ARC hasn't reported on anything but additions, new builds, and a few building violations, in over a year. The association is falling apart with unmowed yards, violations, unmaintained houses, etc., and they have a closed eye. Why? Could it be they don't stick to their responsibilities? They move illegal docks, involve themselves with roads, drainage, and trespass all over sound administration to suit themselves. Why is McMillin, Grounds Chair reading by-laws and Covenants to us during Grounds Report? The board lets him run with whatever he wants. Within the last year he took time during a board meeting to discuss how he would fund canal dredging allowed under the current permit. Where did that go except to take about 20 minutes of our time in a meeting? The board told him that he absolutely could not subsidize lot mowing at our expense. Yet, they voted for him to do it one more time. He's not on the legal or drainage committee, why do they continue to allow him to stand in wherever he decides? It could be that they are disorganized and want his vote on their individual pet projects and they are too cohesive to stand up and represent us, in our best interests.
*DO YOU, OR I, GET TO HAVE OUR DRAINAGE PROBLEMS SOLVED AT THE EXPENSE OF THE ASSOCIATION, OR DO WE GET AN INDIVIDUAL ASSESSMENT AND PAY FOR OUR OWN?
It could appear that it depends where you live in the association, whether you sit on the board, or if you are a friend of a board member. McMillin was correct to look to individual assessment. I've reviewed the records prior to 2009 and residents were individually assessed where the board felt drainage work should be done, and had to pay it. It is in the records. Now we have a board member, chair of drainage, who bought multiple lots, built on one for his family, and sold lots, and built on them in the same area. We're told by the drainage chair that the initial drainage development was engineered by a poor engineering firm and now we all have to pay for his drainage and the additional houses he built. Is it fact, or convenience to getting what he wants fixed, that the original drainage development was faulty? Again, think about the history. First there was a real engineering firm to design the drainage, recognized as such at the time. The county would have looked at the original drainage plan and implementation. Finally, again go back to the records. In 2008 a Georgetown engineer was hired by the board to come out and review the Enclave. It was fine. I reviewed and questioned the engineering invoice myself, along with others on the board. It is a fact. Now we have a self interested, non engineer, telling us everything and everybody before him, is incorrect. You'll decide whether it is self serving, nepotism on the side of the board to allow this to continue. As you make your decision remember, this very same drainage chair abstained on the last drainage work to be approved in his area, stating something about he wouldn't want it to appear as self gain. Really???????? Additionally, after everyone else before him was wrong, the non engineer is moving forward without engineering involvement in the project, because he and our president know what it should look like. Really??? Why didn't he recognize the problem when he bought more than one lot out there? This board abounds with expertise. They name each other to their respective committees.

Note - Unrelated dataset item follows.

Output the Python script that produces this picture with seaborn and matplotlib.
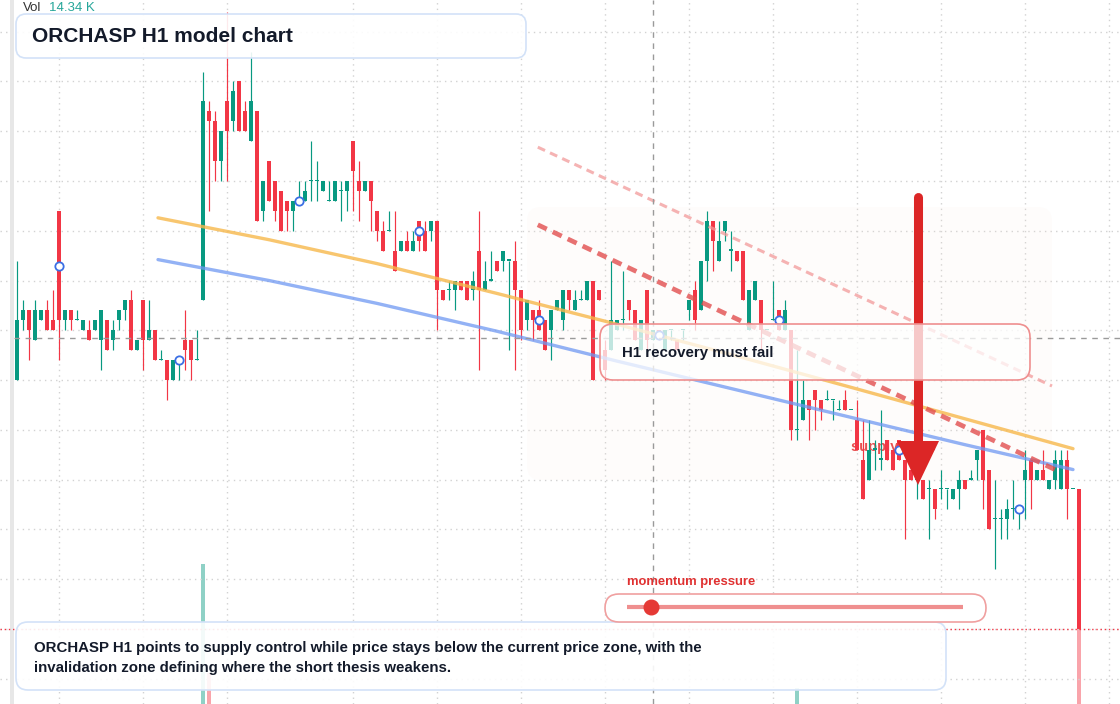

They are better than certified builders, engineers, accountants, and lawyers, they have it all and we keep paying and picking up the pieces. Aren't we fortunate to have so many self certified, self proclaimed experts?

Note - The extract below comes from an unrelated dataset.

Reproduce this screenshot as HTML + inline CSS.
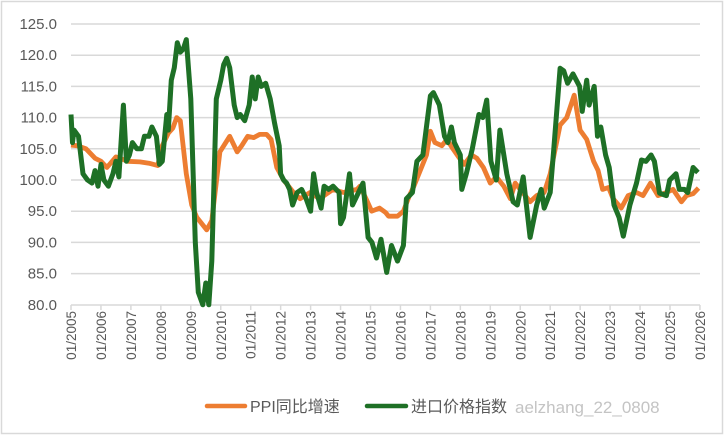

Where is our legal chair in all of this. As we've seen before, and reported, he serves smoothly from right to left with ease, and votes in behalf of this cohesive (??????)board. You are left with his interpretation of what the attorney said, because he refuses to get legal opinions in writing. He's saving you money. Really?????? During 2010 we had a legal chair who told us what the board attorney said, and when we insisted on seeing it in writing, it wasn't the case.
Lessons learned, get on the board, claim expertise, and take care of yourself, and don't worry what your cohesive fellow board members will say because they will remain silent vote with you, until it is their turn. Welcome to our association governance.